I have fallen to some problem with inconsistent use of
BUS_DMA_MIN_ALLOC_COMP flag. This flag was introduced in x86 MD code
very very long ago and so, the problem covers all archs which came out
from it.

However, it's only about bus_dma_tag_t with BUS_DMA_COULD_BOUNCE flag set.

(1) When bus_dma_tag_t is being created with BUS_DMA_ALLOCNOW flag
specified, some bounce pages could be allocated in advance and
BUS_DMA_MIN_ALLOC_COMP flag is set to the tag. The bounce pages are
allocated only if the tag's maxsize property is higher than size of
all bounce pages already allocated in a bounce zone.

(2) When bus_dmamap_t is being created, then if BUS_DMA_MIN_ALLOC_COMP
is not set on associated tag, some bounce pages are ALWAYS allocated
and BUS_DMA_MIN_ALLOC_COMP is set afterwards,

(3) else some bounce pages could be allocated if there is not enough
pages in a bounce zone and BUS_DMA_MIN_ALLOC_COMP is set afterwards.

The problem is the following. Due to case (2), the number of pages in
bounce zone can grow infinitely, as bounce pages once allocated are
never freed. It can happen when a big number of bus_dma_tag_t together
with bus_dmamap_t are created, or they are created dynamically either
because of a loadable module or by design.

The inconsistency is that when bus_dma_tag_t is being created, there
is no limit for how much pages could be allocated. On the other hand,
when bus_dmamap_t is being created, there is MAX_BPAGES limitation.

I think that fix for case (2) presented as x86 fix is the following:

diff --git a/sys/x86/x86/busdma_bounce.c b/sys/x86/x86/busdma_bounce.c
index 4826a2b..a15139f 100644
--- a/sys/x86/x86/busdma_bounce.c
+++ b/sys/x86/x86/busdma_bounce.c
@@ -308,7 +308,7 @@ bounce_bus_dmamap_create(bus_dma_tag_t dmat, int
flags, bus_dmamap_t *mapp)
else
maxpages = MIN(MAX_BPAGES, Maxmem -
atop(dmat->common.lowaddr));
- if ((dmat->bounce_flags & BUS_DMA_MIN_ALLOC_COMP) == 0 ||
+ if ((dmat->bounce_flags & BUS_DMA_MIN_ALLOC_COMP) == 0 &&
(bz->map_count > 0 && bz->total_bpages < maxpages)) {
pages = MAX(atop(dmat->common.maxsize), 1);
pages = MIN(maxpages - bz->total_bpages, pages);


IMO, it also fixes logic by making it same as in bus_dma_tag_t case.

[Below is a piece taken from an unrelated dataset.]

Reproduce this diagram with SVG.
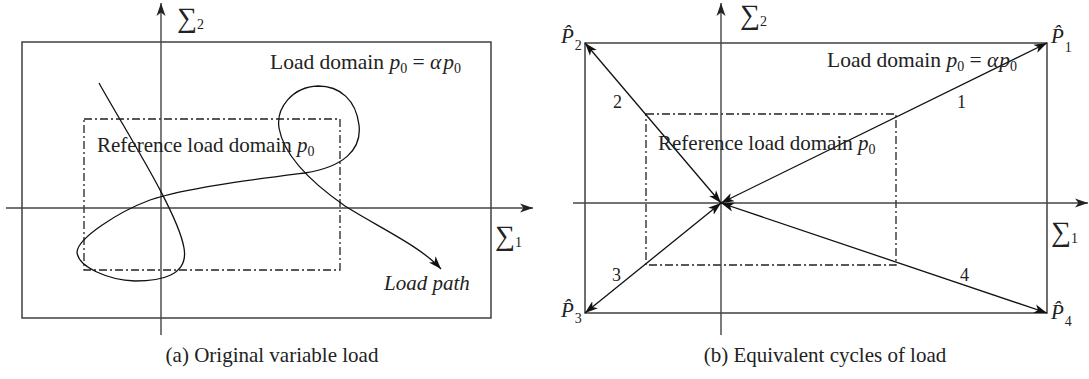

The next question is, if case (1) should be limited by MAX_BPAGES as
in case (3) or maybe better if there should be some internal
limitation for bounce zone itself.

As this is quite old code which covers many archs, I really would
appreciate your comments. Thanks,

Svatopluk Kraus
Konstantin Belousov
2015-11-20 14:45:44 UTC
Permalink
Post by Svatopluk Kraus
Hi,
I have fallen to some problem with inconsistent use of
BUS_DMA_MIN_ALLOC_COMP flag. This flag was introduced in x86 MD code
very very long ago and so, the problem covers all archs which came out
from it.
However, it's only about bus_dma_tag_t with BUS_DMA_COULD_BOUNCE flag set.
(1) When bus_dma_tag_t is being created with BUS_DMA_ALLOCNOW flag
specified, some bounce pages could be allocated in advance and
BUS_DMA_MIN_ALLOC_COMP flag is set to the tag. The bounce pages are
allocated only if the tag's maxsize property is higher than size of
all bounce pages already allocated in a bounce zone.
(2) When bus_dmamap_t is being created, then if BUS_DMA_MIN_ALLOC_COMP
is not set on associated tag, some bounce pages are ALWAYS allocated
and BUS_DMA_MIN_ALLOC_COMP is set afterwards,
(3) else some bounce pages could be allocated if there is not enough
pages in a bounce zone and BUS_DMA_MIN_ALLOC_COMP is set afterwards.
The problem is the following. Due to case (2), the number of pages in
bounce zone can grow infinitely, as bounce pages once allocated are
never freed. It can happen when a big number of bus_dma_tag_t together
with bus_dmamap_t are created, or they are created dynamically either
because of a loadable module or by design.
The inconsistency is that when bus_dma_tag_t is being created, there
is no limit for how much pages could be allocated. On the other hand,
when bus_dmamap_t is being created, there is MAX_BPAGES limitation.
diff --git a/sys/x86/x86/busdma_bounce.c b/sys/x86/x86/busdma_bounce.c
index 4826a2b..a15139f 100644
--- a/sys/x86/x86/busdma_bounce.c
+++ b/sys/x86/x86/busdma_bounce.c
@@ -308,7 +308,7 @@ bounce_bus_dmamap_create(bus_dma_tag_t dmat, int
flags, bus_dmamap_t *mapp)
else
maxpages = MIN(MAX_BPAGES, Maxmem -
atop(dmat->common.lowaddr));
- if ((dmat->bounce_flags & BUS_DMA_MIN_ALLOC_COMP) == 0 ||
+ if ((dmat->bounce_flags & BUS_DMA_MIN_ALLOC_COMP) == 0 &&
(bz->map_count > 0 && bz->total_bpages < maxpages)) {
pages = MAX(atop(dmat->common.maxsize), 1);
pages = MIN(maxpages - bz->total_bpages, pages);
IMO, it also fixes logic by making it same as in bus_dma_tag_t case.
I think that this patch is correct.
Post by Svatopluk Kraus
The next question is, if case (1) should be limited by MAX_BPAGES as
in case (3) or maybe better if there should be some internal
limitation for bounce zone itself.
Could we apply e.g. MAX_BPAGES limit to bounce zones, or should we allow
the limit to change based on the tag ? But I am not sure if there is
any reasonable way to formulate the limit.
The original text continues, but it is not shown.